I was enjoying a full-on power walk around Greenham Common (above) today.
The etiquette appears to be that you smile or say "hello" to people who you meet as they walk towards you, but not, I think, if there is some one off the track vaguely about 20 yards from you on the heath. Anyway, I was on the track and I noticed a lady walking with her dog on the heath about 20 yards away. (I had been walking for about two hours, so, after initially wearing my hat, I had put it in my pocket when I started to get a bit warm.)
I walked on after glancing at the lady, but then I heard her say something to me: "Have you got a hat?", she said.
"I'm sorry?" I said, with my hand to my ear. I could have sworn that I had heard her say "Have you got a hat?" but it was such a bizarre question that I thought I must have misheard her. Anyway, she repeated herself:
"Have you got a hat?"
I thought for a moment that she was having trouble with her dog and needing a hat for some bizarre reason. It seemed unlikely because she was wearing a hat herself.
"Yes" I said, pulling my hat out of my pocket, waving it at her and then putting it back in my pocket.
"You should put it on", she said.
For a moment I thought I had slipped back thirty five years and I was having a walk in the grounds of my school and that this was the matron telling me to put my hat on. I was tempted to say something like "What's it got to do with you?" but I kept my cool and said:
"Why?", I asked.
"You'll catch a chill", she said.
At that I was faced with a dilemma. Do I let the charitable person in me come out and say "Thanks for the advice". Or does the bolshy liberal and, indeed, the affronted male who started getting narked by being told what to do by matronly women at about age 17, come out and say what I had initially considered saying, specifically: "What's it got to do with you?"

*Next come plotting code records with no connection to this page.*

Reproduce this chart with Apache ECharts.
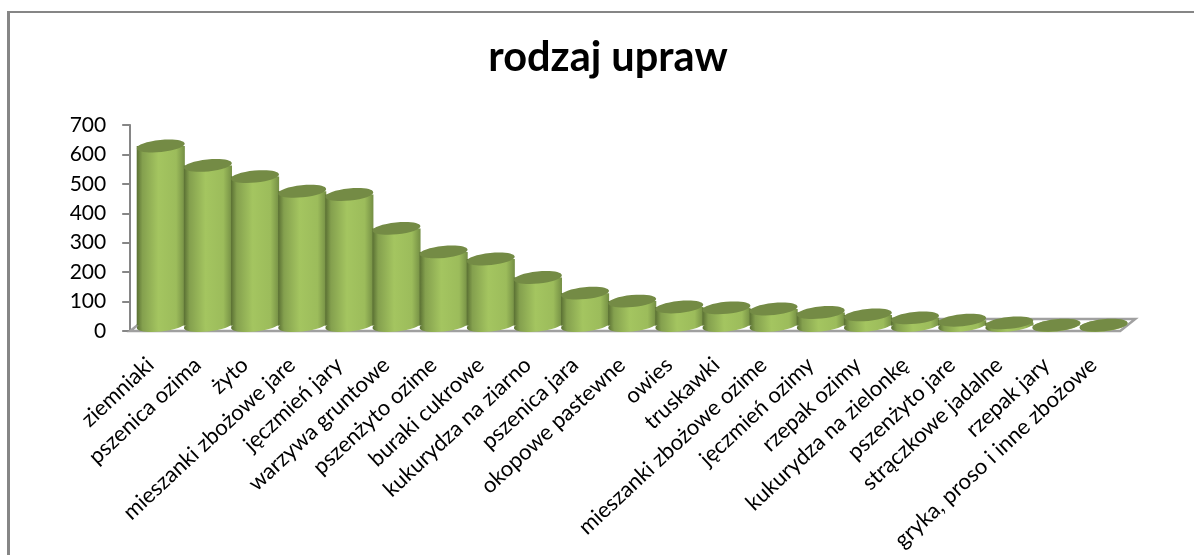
<!DOCTYPE html>
<html>
<head>
<meta charset="utf-8">
<style>
    html, body { margin: 0; padding: 0; background: #fff; }
    #chart { width: 1194px; height: 555px; }
</style>
<script src="https://cdn.jsdelivr.net/npm/echarts@6/dist/echarts.min.js"></script>
</head>
<body>
<div id="chart"></div>
<script>
var titleText = 'rodzaj upraw';
var categories = ['ziemniaki', 'pszenica ozima', 'żyto', 'mieszanki zbożowe jare', 'jęczmień jary',
    'warzywa gruntowe', 'pszenżyto ozime', 'buraki cukrowe', 'kukurydza na ziarno', 'pszenica jara',
    'okopowe pastewne', 'owies', 'truskawki', 'mieszanki zbożowe ozime', 'jęczmień ozimy',
    'rzepak ozimy', 'kukurydza na zielonkę', 'pszenżyto jare', 'strączkowe jadalne', 'rzepak jary',
    'gryka, proso i inne zbożowe'];
var values = [610, 544, 506, 456, 445, 330, 250, 226, 163, 110, 83, 63, 60, 56, 44, 36, 26, 18, 9, 1, 1];

var fontName = 'Lato';
var chart = echarts.init(document.getElementById('chart'));

// cylinder side shading, dark edge on the left
var sideColor = new echarts.graphic.LinearGradient(0, 0, 1, 0, [
    { offset: 0, color: '#5a7033' },
    { offset: 0.12, color: '#84a04e' },
    { offset: 0.45, color: '#a4c560' },
    { offset: 0.82, color: '#9cbc5b' },
    { offset: 1, color: '#748e44' }
]);

function renderFloor(params, api) {
    var c = params.coordSys;
    var bottom = c.y + c.height;
    return {
        type: 'polygon',
        shape: {
            points: [
                [c.x - 7, bottom],
                [c.x + c.width - 7, bottom],
                [c.x + c.width + 8, bottom - 12],
                [c.x + 8, bottom - 12]
            ]
        },
        style: { fill: '#fff', stroke: '#a0a0a0', lineWidth: 2.5 }
    };
}

function renderCylinder(params, api) {
    var i = api.value(0);
    var top = api.coord([i, api.value(1)]);
    var base = api.coord([i, 0]);
    var rx = api.size([1, 0])[0] / 2 + 0.5;
    var ry = 6;
    var lift = 5.5; // floor depth, the cylinder stands in the middle of it
    var topY = top[1] - lift;
    var baseY = base[1] - lift;
    var tilt = 0.1;
    return {
        type: 'group',
        children: [
            {
                type: 'ellipse',
                shape: { cx: top[0], cy: baseY, rx: rx, ry: ry },
                rotation: tilt,
                originX: top[0],
                originY: baseY,
                style: { fill: sideColor }
            },
            {
                type: 'rect',
                shape: { x: top[0] - rx, y: topY, width: rx * 2, height: baseY - topY },
                style: { fill: sideColor }
            },
            {
                type: 'ellipse',
                shape: { cx: top[0], cy: topY, rx: rx, ry: ry },
                rotation: tilt,
                originX: top[0],
                originY: topY,
                style: { fill: '#748b45' }
            }
        ]
    };
}

chart.setOption({
    animation: false,
    backgroundColor: '#fff',
    title: {
        text: titleText,
        left: 603,
        top: 32,
        textAlign: 'center',
        textStyle: { fontFamily: fontName, fontWeight: 'bold', fontSize: 41.5, color: '#000' }
    },
    graphic: [
        { type: 'rect', shape: { x: 7, y: 11, width: 3, height: 544 }, style: { fill: '#868686' } },
        { type: 'rect', shape: { x: 7, y: 11, width: 1187, height: 2 }, style: { fill: '#868686' } }
    ],
    grid: { left: 137.2, top: 125, width: 990, height: 206 },
    xAxis: {
        type: 'category',
        data: categories,
        axisLine: { show: false },
        axisTick: { show: false },
        axisLabel: {
            interval: 0,
            rotate: 43,
            margin: 21,
            padding: [0, 14, 0, 0],
            fontFamily: fontName,
            fontSize: 22,
            color: '#000'
        }
    },
    yAxis: {
        type: 'value',
        min: 0,
        max: 700,
        interval: 100,
        offset: 7,
        splitLine: { show: false },
        axisLine: { show: true, lineStyle: { color: '#868686', width: 2 } },
        axisTick: { show: true, length: 8, lineStyle: { color: '#868686', width: 2 } },
        axisLabel: { margin: 24, fontFamily: fontName, fontSize: 21, color: '#000' }
    },
    series: [
        {
            type: 'custom',
            silent: true,
            renderItem: renderFloor,
            data: [0],
            z: 1
        },
        {
            type: 'custom',
            renderItem: renderCylinder,
            encode: { x: 0, y: 1 },
            data: values.map(function (v, i) { return [i, v]; }),
            z: 2
        }
    ]
});
</script>
</body>
</html>
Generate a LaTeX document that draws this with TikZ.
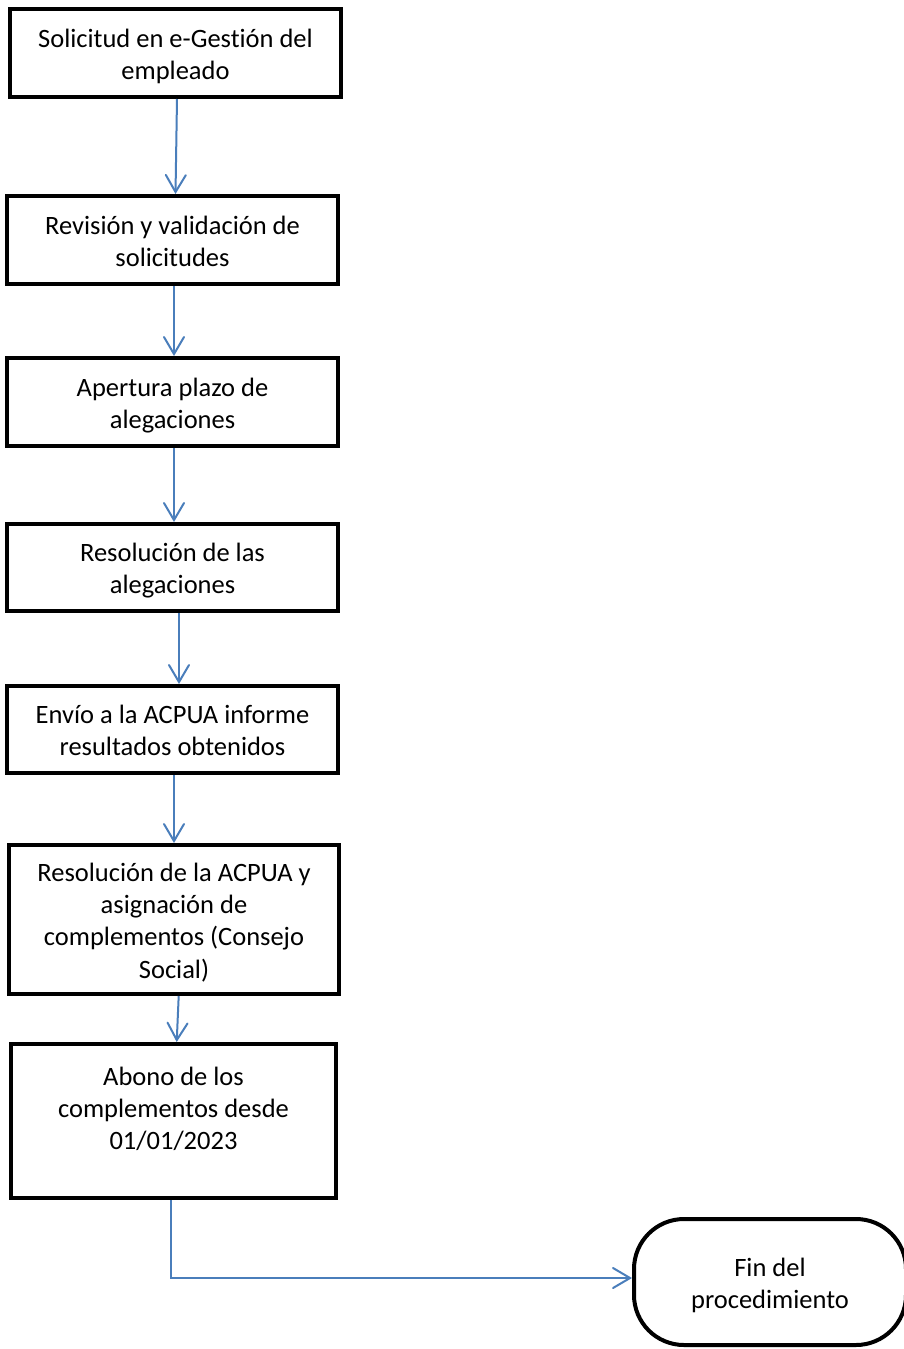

I am afraid to say that the bolshy liberal/narked male got the better of me and I did indeed retort:
"What's it go to do with you?"
I felt a bit unkind shortly afterwards, after all, she was only showing concern for someone else, which was nice of her.
She then said "I was joking".
So I said "Oh, I'm sorry, I didn't realise - I had my hat on but then I got warm so I took it off".
"Have a good Christmas" she said, hurrying on.
"And you" I said with as much jollity as I could muster.
What a bizarre conversation! But, as I say, it's nice that someone was concerned for my well-being. She was obviously a very well-meaning lady. But John Stuart Mill comes in here. If someone is walking along minding their own business, doing no-one any harm, should they really be admonished by the Greenham Common Hat Police for not wearing a hat?